The "Puberty as a Monster" trope
If you’ve followed the last few years of big-budget animation, you’ve seen this setup before. Turning Red used a giant panda to talk about growing up; Luca used sea monsters to talk about hiding your true self. Ruby Gillman, Teenage Kraken swims in those same waters but keeps its life jacket on a bit too tight.
The film is a direct subversion of classic mermaid tropes. Here, the mermaids are the popular, "mean girl" villains, and the krakens are the misunderstood protectors of the ocean. It’s a clever flip that gives the movie its only real spark of originality. For kids who grew up on a steady diet of sparkly princess media, seeing the "pretty" character revealed as a narcissist is a fun, albeit surface-level, lesson in not judging books by their covers.
Why the scores are split
The gap between the 50 Metacritic score and the 81% Rotten Tomatoes audience score tells you exactly what to expect. Critics found the plot formulaic, and they aren't wrong. The beats are predictable: the secret identity, the betrayal by a new friend, the big CGI battle at the end.

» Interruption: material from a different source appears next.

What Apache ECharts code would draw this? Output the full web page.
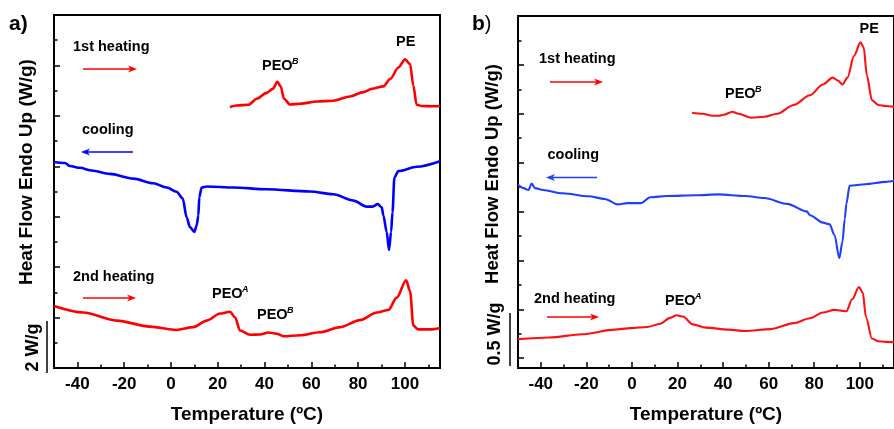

However, younger viewers don't care about "narrative innovation." They care about the neon-soaked bioluminescence and the relatable awkwardness of a girl who just wants to go to prom without turning into a giant cephalopod. If you’re looking for something that hits the emotional heights of a Pixar classic, this isn't it. If you need a reliable 90-minute distraction that won't require you to explain any complex moral gray areas, it delivers.
The Lana Condor connection
The movie's lead is voiced by Lana Condor, who brings the same "relatable outsider" energy she perfected in her live-action teen hits. It’s a safe, charming performance that anchors the movie’s more chaotic moments. If your older kids are fans of her work, you might want to check out our guide on Lana Condor: From Lara Jean to Action Hero to see how she’s navigating more mature roles alongside these family-friendly projects.
Where it fits in your rotation
This is a "Saturday afternoon" movie. It lives on Amazon Prime Video, making it an easy pick when you’ve already cycled through the heavy hitters on Disney+. Because it’s so low-stakes, it’s a great candidate for a background movie while kids are doing something else, or for a family night where nobody can agree on what to watch.
If you’re constantly hunting for fresh titles to keep the "I’m bored" complaints at bay, we keep a running list of 10 New Kids Movies to Stream Now on Netflix and Disney+ that covers more ground than just the theatrical blockbusters. Ruby Gillman might not be a masterpiece, but in a landscape of increasingly intense or high-concept kids' media, its simplicity is its biggest selling point. It’s a movie that knows exactly what it is: a colorful, harmless, one-and-done adventure.